Okay, I think I get it.
It's also interesting that you could do the same kind of linking on any metric; for example the amount of coin age destroyed by a given block, if that were your measure of "best chain" instead of the number of hashes.
I don't agree with this part. The coin-age destroyed among a set of blocks mined by an adversary does not necessarily follow any particular distribution. However, you are right that there are many possible choices for determining "value" other than distance from 0. You could, for example, interpret the "value" (beyond difficulty) as the *least-significant bit* zeros instead, since conditioned on a mining attempt beating the difficulty target, the distribution of the value in this case is still as it should be.
Anyway since that's a really minor point, here's some more useful technical content. One surprising thing the attacker can do is to create a really *large* proof. The attacker does this by throwing away every block *except* the value=1 blocks, which don't exceed the difficulty target at all. This only requires throwing away 50% of the work, but it results in a proof where the "up" links are always null, and you have to traverse every damn block to validate his proof.
This isn't a problem, for the following reason. You can make progress on validating the SPV proof for multiple chains concurrently. So if one peer tries to send you a really slow proof, you should request different proofs from a different nodes and process them in parallel.

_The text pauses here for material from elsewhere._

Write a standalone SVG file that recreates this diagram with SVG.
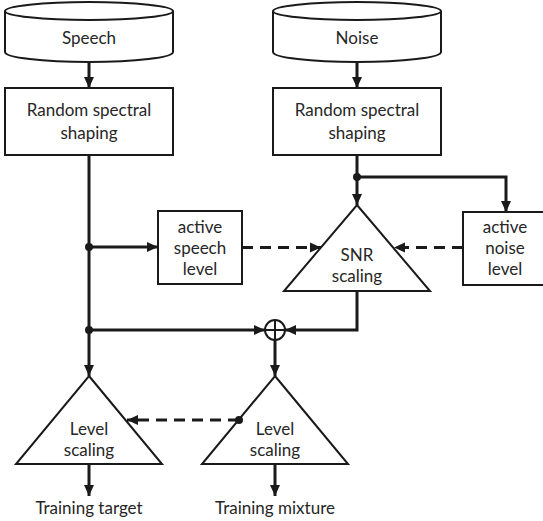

The option of this strategy is what motivates the performance goal I mentioned as a caveat at the end of the writeup. The "honest prover" should, with high probability, produce a proof that is reasonably compact. It's okay if a dishonest prover produces a long proof. Regardless of length, the prover should be unable (except with low probability) to produce a convincing proof that the amount of work done to bury some transaction exceeds the actual amount of work (including the attacker's work plus any honest work) by some fraction.
*** edit ***
Actually, now that I've written this response out, I realize another attack that's modeled in my security definition, but isn't adequately addressed in my scheme. The problem is that an attacker can, by rejecting 50% of his work, cause an honest proof to contain less useful back links. It's important to set the verification parameters loose enough so that even if the attacker does this, he can't cause honest chains to fail verification. But, if the verification parameters are suitably widened, it must also not make the ease of forging a proof much higher. All of this relates to analysis i haven't finished in my writeup, so these are things I need to address. I don't think this should affect the choice of data structure though (only the guidelines for choosing parameters).